Parece que al esforzado José Montilla han vuelto a sorprenderlo copiando de una chuleta con tal de garabatear un par de frases en la germanía vernácula sin acabar provocando estragos irreparables a la gramática de Pompeu Fabra. Un rutinario sainete que, al margen de revelar la obvia diglosia moral que padece don José, deja entrever su dimensión humana más entrañable. Y es que hay algo en verdad enternecedor tras ese arquetipo tragicómico, el del charnego agradecido, que encarna el hombre. Algo ridículo y conmovedor a un tiempo porque encuentra su fundamento último en un patológico autodesprecio.
Sin ir más lejos, repárese, a ser posible con cristiana compasión, en el muy impostado acento con que intenta ocultar su deje meridional al perorar en castellano. Puro teatro. Del absurdo, huelga decir. Así, el charnego agradecido, ese personaje literario en busca de autor del que Montilla supone la máxima expresión plástica, ha identificado a su peor enemigo en la imagen que todas las mañanas le devuelve el espejo al afeitarse.
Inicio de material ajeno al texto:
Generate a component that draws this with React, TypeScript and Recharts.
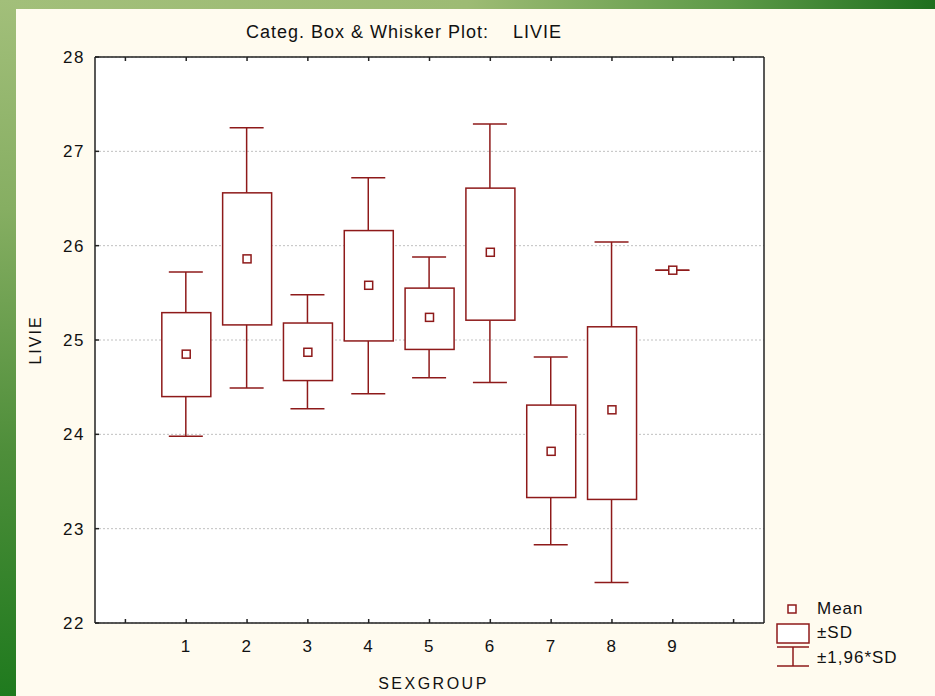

Al cabo, seguro que fue ahí, en la íntima soledad del excusado, donde juró que se convertiría en el más nacionalista de los nacionalistas ante el imposible metafísico de alcanzar la genuina catalanidad heráldica.
Una mutación, la suya, nada atípica por lo demás. Pues al igual que los más feroces inquisidores suelen resultar antiguos conversos, entre los catalanistas irredentos se da un predominio casi hegemónico de charnegos reciclados. Así Carod o Ridao, amén del innúmero clan de los López, Sáez y Pérez que acampa en CiU. Y así también Montilla. De hecho, la principal diferencia fáctica entre los catalanistas de Iznájar y los de verdad suele ser ésa: la dogmática, visceral intransigencia doctrinal de los recién llegados.
Lluís Aracil, el gran filólogo valenciano que inspiró la normalización lingüística antes de caer del caballo y pasarse a la disidencia, auguró que, tarde o temprano, arribará el cansancio, el tedio, el asco infinito frente a la religión catalanista. Pero que la acción subliminal sobre el inconsciente de toda una generación ya habrá supuesto para entonces una devastación irreparable, al haber interiorizado el vinculo sacro entre lengua y territorio. Quién le habría de decir que entre esas pobres víctimas se encontraría el mismísimo presidente de la Generalidad.